Looking Ahead: Implications for Crypto Innovation and Policy

Bitcoin’s first successful ETF approval could unlock a weekend of domino effects across the broader cryptocurrency ecosystem. Expect renewed applications for Ethereum and other large-cap tokens, with issuers touting advances in custody solutions and smart-contract-based collateral mechanisms. On the policy front, lawmakers and regulators will be scrutinizing the ETF’s performance—and any operational hiccups—to inform future guidance on digital assets. If these ETFs deliver stable inflows and robust compliance track records, it may embolden more nuanced frameworks that blend investor protection with innovation. Conversely, any high-profile disruptions could prompt calls for tighter restrictions or higher capital-reserve mandates for digital-asset intermediaries.

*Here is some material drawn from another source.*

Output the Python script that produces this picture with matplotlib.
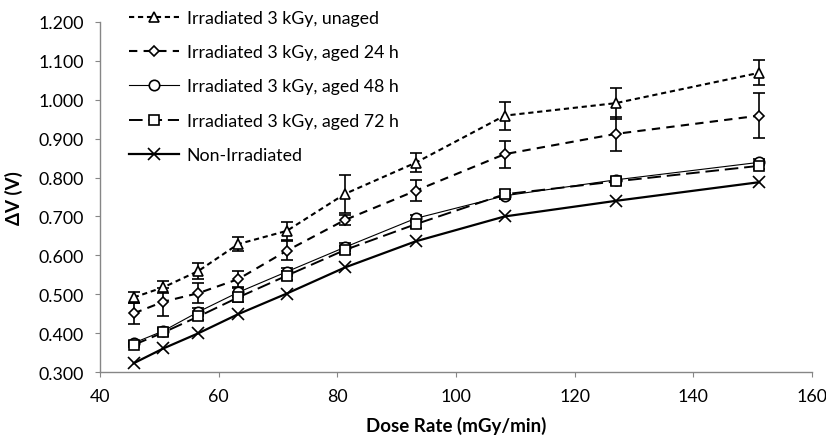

Strategic Takeaway for Market Participants

The spot Bitcoin ETF approval marks a watershed moment that bridges crypto-native innovation and traditional asset management. For institutional allocators, the decision offers a regulated conduit to participate in Bitcoin’s risk-return profile without wrestling with self-custody tradeoffs. However, market participants must remain vigilant about fee drag, potential liquidity mismatches and the evolving regulatory mantle under which these products operate. In this new landscape, judicious portfolio design—blending ETF exposure with select direct holdings and diversified uncorrelated assets—may prove the most resilient strategy. As Bitcoin’s status within mainstream finance cements further, the true test will be how these ETFs navigate volatility surges, arbitrage pressures and regulatory shifts in the months ahead.